Le rôle de l'écrivain ne se sépare pas de devoirs difficiles.
Par définition, il ne peut se mettre aujourd'hui au service de ceux qui font l'histoire.
Il est au service de ceux qui la subissent.
Ou sinon, le voici seul et privé de son art.
Toutes les armées de la tyrannie, avec leurs millions d'hommes, ne l'enlèveront pas à la solitude, même et surtout s'ils consentent à prendre leurs pas.
Mais le silence d'un prisonnier inconnu, abandonné aux humiliations à l'autre bout du monde, suffit à retirer l'écrivain de l'exil chaque fois du moins qu'il parvient, au milieu des privilèges de la liberté, à ne pas oublier ce silence et à le relayer pour le faire retentir par les moyens de l'art.
Aucun de nous n'est assez grand pour une pareille vocation.

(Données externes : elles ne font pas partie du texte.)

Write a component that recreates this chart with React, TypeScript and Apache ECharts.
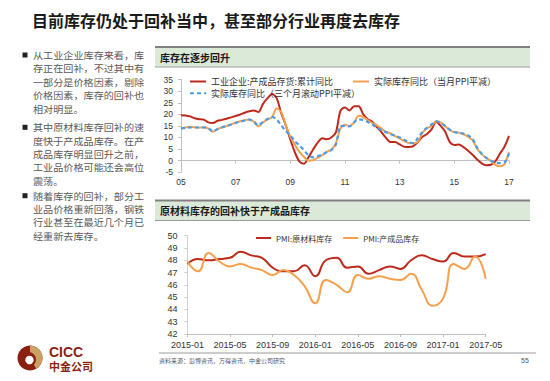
import React, { useEffect, useRef } from "react";
import * as echarts from "echarts";

// ---------- Chart 1: inventory yoy (%), months since 2005-01 ----------
const monthIndex = [
  0, 2, 4, 6, 8, 10, 12, 14, 16, 18, 20, 22, 24, 26, 28, 30, 32, 34, 36, 38, 40, 42, 44, 46, 48,
  50, 52, 54, 56, 58, 60, 62, 64, 66, 68, 70, 72, 74, 76, 78, 80, 82, 84, 86, 88, 90, 92, 94, 96,
  98, 100, 102, 104, 106, 108, 110, 112, 114, 116, 118, 120, 122, 124, 126, 128, 130, 132, 134,
  136, 138, 140, 142, 144,
];
const nominalInventory = [
  19.6, 19.5, 19.1, 18.3, 17.9, 17.7, 16.5, 16.2, 17.2, 17.6, 18.1, 18.7, 19.3, 19.9, 20.7, 21.3,
  21.6, 21.0, 24.5, 27.0, 28.8, 27.0, 20.5, 15.2, 9.1, 3.6, -0.4, -1.3, 1.5, 4.8, 7.8, 9.7, 9.2,
  10.0, 12.2, 21.5, 23.0, 21.7, 23.5, 23.5, 20.0, 17.9, 16.8, 14.5, 12.3, 9.8, 8.0, 8.0, 7.0, 6.0,
  5.9, 6.3, 8.0, 10.3, 11.5, 13.5, 16.8, 15.0, 12.5, 8.0, 6.8, 7.0, 5.8, 4.3, 2.5, 0.5, -1.2, -2.0,
  -1.8, -0.3, 3.0, 6.0, 10.7,
];
const realInventoryMonthlyPPI = [
  13.9, 14.3, 14.6, 14.4, 14.3, 14.4, 13.8, 12.5, 13.6, 14.3, 14.9, 15.6, 16.4, 17.0, 17.5, 17.8,
  16.8, 14.8, 16.5, 17.8, 18.8, 22.5, 21.0, 15.2, 10.3, 6.8, 3.8, 1.6, 0.0, 0.2, 1.3, 2.4, 3.8,
  4.7, 7.5, 14.0, 15.5, 15.0, 16.5, 19.4, 18.8, 17.5, 16.2, 15.2, 13.8, 12.4, 11.8, 10.6, 9.6, 8.5,
  7.6, 7.5, 8.1, 12.0, 14.0, 15.0, 17.0, 16.5, 14.8, 13.2, 12.3, 12.1, 11.3, 10.3, 8.8, 5.2, 2.8,
  1.2, 0.0, -1.8, -2.4, -1.5, 3.6,
];
const realInventoryRollingPPI = [
  13.9, 14.1, 14.3, 14.3, 14.3, 14.3, 14.0, 12.7, 13.6, 14.4, 15.0, 15.6, 16.3, 16.9, 17.3, 17.7,
  16.8, 15.2, 16.8, 18.0, 18.9, 17.8, 15.2, 12.8, 10.8, 8.4, 6.5, 4.5, 2.3, 1.4, 1.9, 2.6, 3.7,
  4.6, 7.0, 14.8, 15.0, 14.8, 16.6, 17.8, 17.6, 16.7, 15.6, 14.3, 13.2, 12.3, 11.4, 10.8, 10.0, 9.0,
  8.0, 7.6, 9.8, 12.4, 14.2, 15.6, 17.0, 16.2, 15.0, 13.4, 12.4, 12.0, 11.7, 10.9, 9.4, 5.6, 3.0,
  1.2, 0.0, -0.8, -1.1, -0.8, 3.1,
];
const chart1Names = [
  "工业企业:产成品存货:累计同比",
  "实际库存同比（当月PPI平减）",
  "实际库存同比（三个月滚动PPI平减）",
];

// ---------- Chart 2: PMI inventories ----------
const pmiMonths = [
  "2015-01", "2015-02", "2015-03", "2015-04", "2015-05", "2015-06", "2015-07", "2015-08",
  "2015-09", "2015-10", "2015-11", "2015-12", "2016-01", "2016-02", "2016-03", "2016-04",
  "2016-05", "2016-06", "2016-07", "2016-08", "2016-09", "2016-10", "2016-11", "2016-12",
  "2017-01", "2017-02", "2017-03", "2017-04", "2017-05",
];
const pmiRawMaterial = [
  47.7, 48.1, 48.0, 48.1, 48.2, 48.7, 48.4, 48.2, 47.4, 47.1, 47.1, 47.6, 46.7, 48.0, 48.2, 47.4,
  47.5, 46.9, 47.2, 47.5, 47.3, 48.0, 48.4, 48.1, 47.9, 48.6, 48.3, 48.3, 48.5,
];
const pmiFinished = [
  47.9, 47.1, 48.6, 47.9, 47.5, 47.7, 47.4, 47.2, 46.8, 47.2, 46.8, 45.9, 44.5, 46.4, 46.0, 45.4,
  46.8, 46.5, 46.7, 46.5, 46.4, 46.9, 45.6, 44.3, 44.9, 47.7, 47.3, 48.3, 46.5,
];
const chart2Names = ["PMI:原材料库存", "PMI:产成品库存"];

// ---------- Slide texts ----------
const TITLE = "目前库存仍处于回补当中，甚至部分行业再度去库存";
const bullets = [
  ["从工业企业库存来看，库", "存正在回补，不过其中有", "一部分是价格因素，剔除", "价格因素，库存的回补也", "相对明显。"],
  ["其中原材料库存回补的速", "度快于产成品库存。在产", "成品库存明显回升之前，", "工业品价格可能还会高位", "震荡。"],
  ["随着库存的回补，部分工", "业品价格重新回落，钢铁", "行业甚至在最近几个月已", "经重新去库存。"],
];
const bulletTops = [55, 127.3, 195.7];
const header1 = "库存在逐步回升";
const header2 = "原材料库存的回补快于产成品库存";
const SOURCE = "资料来源：彭博资讯，万得资讯，中金公司研究";
const PAGE = "55";

const CJK = '"Noto Sans CJK SC", "Noto Sans", sans-serif';
const LAT = '"Liberation Sans", Arial, sans-serif';

const RED = "#bd2a1c";
const ORANGE = "#f5a04d";
const BLUE = "#4a9de8";

export default function App() {
  const ref = useRef<HTMLDivElement>(null);

  useEffect(() => {
    const chart = echarts.init(ref.current!, null, { renderer: "svg" });
    const g: any[] = [];

    g.push({
      type: "text",
      x: 32,
      y: 20,
      style: { text: TITLE, fontSize: 16, lineHeight: 18, fontWeight: "bold", fontFamily: CJK, fill: "#1a1a1a", verticalAlign: "middle" },
    });

    bullets.forEach((lines, bi) => {
      const y0 = bulletTops[bi];
      g.push({ type: "rect", shape: { x: 22.5, y: y0 - 2.5, width: 5, height: 5 }, style: { fill: "#222" } });
      lines.forEach((ln, li) => {
        g.push({
          type: "text",
          x: 33,
          y: y0 + li * 13.45,
          scaleX: 1.1,
          style: { text: ln, fontSize: 9.2, lineHeight: 11, fontFamily: CJK, fill: "#595959", verticalAlign: "middle" },
        });
      });
    });

    const header = (y: number, text: string) => {
      g.push({ type: "rect", shape: { x: 155, y, width: 375, height: 20 }, style: { fill: "#dbead8" } });
      g.push({ type: "line", shape: { x1: 155, y1: y, x2: 530, y2: y }, style: { stroke: "#808080", lineWidth: 2 } });
      g.push({ type: "line", shape: { x1: 155, y1: y + 20, x2: 530, y2: y + 20 }, style: { stroke: "#9a9a9a", lineWidth: 1.2 } });
      g.push({
        type: "text",
        x: 160,
        y: y + 10,
        style: { text, fontSize: 10, lineHeight: 12, fontWeight: "bold", fontFamily: CJK, fill: "#1a1a1a", verticalAlign: "middle" },
      });
    };
    header(47, header1);
    header(200.5, header2);

    // footer
    g.push({ type: "line", shape: { x1: 159, y1: 353, x2: 536, y2: 353 }, style: { stroke: "#9a9a9a", lineWidth: 1 } });
    g.push({
      type: "text",
      x: 159,
      y: 360,
      style: { text: SOURCE, fontSize: 6, lineHeight: 7, fontFamily: CJK, fill: "#555", verticalAlign: "middle" },
    });
    g.push({
      type: "text",
      x: 525,
      y: 360,
      style: { text: PAGE, fontSize: 7, lineHeight: 8, fontFamily: LAT, fill: "#555", verticalAlign: "middle", align: "center" },
    });

    // logo
    g.push({ type: "circle", shape: { cx: 30, cy: 358, r: 12.5 }, style: { fill: "#8a1f12" } });
    g.push({
      type: "sector",
      shape: { cx: 30, cy: 358, r: 12.5, r0: 0, startAngle: -Math.PI / 2, endAngle: Math.PI / 3, clockwise: true },
      style: { fill: "#c9a263" },
    });
    g.push({ type: "circle", shape: { cx: 28.5, cy: 359.5, r: 7.5 }, style: { fill: "#8a1f12" } });
    g.push({ type: "circle", shape: { cx: 29.5, cy: 360, r: 4.2 }, style: { fill: "#ffffff" } });
    g.push({
      type: "text",
      x: 49,
      y: 351.5,
      style: { text: "CICC", fontSize: 14, lineHeight: 12, fontWeight: "bold", fontFamily: LAT, fill: "#8a1f12", verticalAlign: "middle" },
    });
    g.push({
      type: "text",
      x: 49,
      y: 366,
      style: { text: "中金公司", fontSize: 11, lineHeight: 11, fontWeight: "bold", fontFamily: CJK, fill: "#8a1f12", verticalAlign: "middle" },
    });

    const axisLabel = { color: "#333", fontFamily: LAT };
    const legendText = { fontFamily: CJK, color: "#333" };
    const noMarker = { color: "rgba(0,0,0,0)", borderWidth: 0 };

    chart.setOption({
      animation: false,
      backgroundColor: "#ffffff",
      graphic: g,
      grid: [
        { left: 181, top: 79.6, width: 328, height: 92.6 },
        { left: 187.4, top: 235.7, width: 298.3, height: 98.3 },
      ],
      legend: [
        {
          data: [chart1Names[0], chart1Names[1]],
          left: 189,
          top: 76.5,
          padding: 0,
          itemGap: 19,
          itemWidth: 16,
          itemHeight: 2,
          itemStyle: noMarker,
          selectedMode: false,
          textStyle: { ...legendText, fontSize: 9, lineHeight: 10 },
        },
        {
          data: [chart1Names[2]],
          left: 189,
          top: 88.3,
          padding: 0,
          itemWidth: 16,
          itemHeight: 2,
          itemStyle: noMarker,
          selectedMode: false,
          textStyle: { ...legendText, fontSize: 9, lineHeight: 10 },
        },
        {
          data: chart2Names,
          left: 255,
          top: 233.5,
          padding: 0,
          itemGap: 10,
          itemWidth: 15,
          itemHeight: 2,
          itemStyle: noMarker,
          selectedMode: false,
          textStyle: { ...legendText, fontSize: 8, lineHeight: 9 },
        },
      ],
      xAxis: [
        {
          gridIndex: 0,
          type: "value",
          min: 0,
          max: 144,
          interval: 24,
          position: "bottom",
          axisLine: { show: false, onZero: false },
          axisTick: { show: false },
          splitLine: { show: false },
          axisLabel: {
            ...axisLabel,
            fontSize: 8.5,
            margin: 5,
            formatter: (v: number) => String(5 + v / 12).padStart(2, "0"),
          },
        },
        {
          gridIndex: 0,
          type: "value",
          min: 0,
          max: 144,
          interval: 24,
          position: "bottom",
          axisLine: { show: true, onZero: true, lineStyle: { color: "#bfbfbf", width: 1 } },
          axisTick: { show: true, length: 3, lineStyle: { color: "#bfbfbf" } },
          axisLabel: { show: false },
          splitLine: { show: false },
        },
        {
          gridIndex: 1,
          type: "category",
          data: pmiMonths,
          boundaryGap: false,
          axisLine: { show: true, lineStyle: { color: "#bfbfbf" } },
          axisTick: { show: true, interval: 3, length: 3, lineStyle: { color: "#bfbfbf" } },
          axisLabel: { ...axisLabel, interval: 3, fontSize: 9, margin: 6 },
          splitLine: { show: false },
        },
      ],
      yAxis: [
        {
          gridIndex: 0,
          type: "value",
          min: -5,
          max: 35,
          interval: 5,
          axisLine: { show: true, onZero: false, lineStyle: { color: "#bfbfbf" } },
          axisTick: { show: true, length: 3, lineStyle: { color: "#bfbfbf" } },
          axisLabel: { ...axisLabel, fontSize: 8.5, margin: 8 },
          splitLine: { show: false },
        },
        {
          gridIndex: 1,
          type: "value",
          min: 42,
          max: 50,
          interval: 1,
          axisLine: { show: true, onZero: false, lineStyle: { color: "#d0d0d0" } },
          axisTick: { show: true, length: 3, lineStyle: { color: "#d0d0d0" } },
          axisLabel: { ...axisLabel, fontSize: 9, margin: 10 },
          splitLine: { show: false },
        },
      ],
      series: [
        {
          name: chart1Names[0],
          type: "line",
          xAxisIndex: 0,
          yAxisIndex: 0,
          data: monthIndex.map((m, i) => [m, nominalInventory[i]]),
          symbol: "none",
          smooth: 0.3,
          lineStyle: { color: RED, width: 2 },
          itemStyle: { color: RED },
        },
        {
          name: chart1Names[1],
          type: "line",
          xAxisIndex: 0,
          yAxisIndex: 0,
          data: monthIndex.map((m, i) => [m, realInventoryMonthlyPPI[i]]),
          symbol: "none",
          smooth: 0.3,
          lineStyle: { color: ORANGE, width: 2 },
          itemStyle: { color: ORANGE },
        },
        {
          name: chart1Names[2],
          type: "line",
          xAxisIndex: 0,
          yAxisIndex: 0,
          data: monthIndex.map((m, i) => [m, realInventoryRollingPPI[i]]),
          symbol: "none",
          smooth: 0.3,
          lineStyle: { color: BLUE, width: 2.2, type: [4, 3] },
          itemStyle: { color: BLUE },
        },
        {
          name: chart2Names[0],
          type: "line",
          xAxisIndex: 2,
          yAxisIndex: 1,
          data: pmiRawMaterial,
          symbol: "none",
          smooth: 0.5,
          lineStyle: { color: RED, width: 2 },
          itemStyle: { color: RED },
        },
        {
          name: chart2Names[1],
          type: "line",
          xAxisIndex: 2,
          yAxisIndex: 1,
          data: pmiFinished,
          symbol: "none",
          smooth: 0.5,
          lineStyle: { color: ORANGE, width: 2 },
          itemStyle: { color: ORANGE },
        },
      ],
    });

    return () => chart.dispose();
  }, []);

  return (
    <div
      ref={ref}
      style={{ position: "absolute", left: 0, top: 0, width: 550, height: 381, background: "#fff" }}
    />
  );
}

Mais dans toutes les circonstances de sa vie, obscure ou provisoirement célèbre, jeté dans les fers de la tyrannie ou libre pour un temps de s'exprimer, l'écrivain peut retrouver le sentiment d'une communauté vivante qui le justifiera, à la seule condition qu'il accepte, autant qu'il peut, les deux charges qui font la grandeur de son métier, le service de la vérité et celui de la liberté.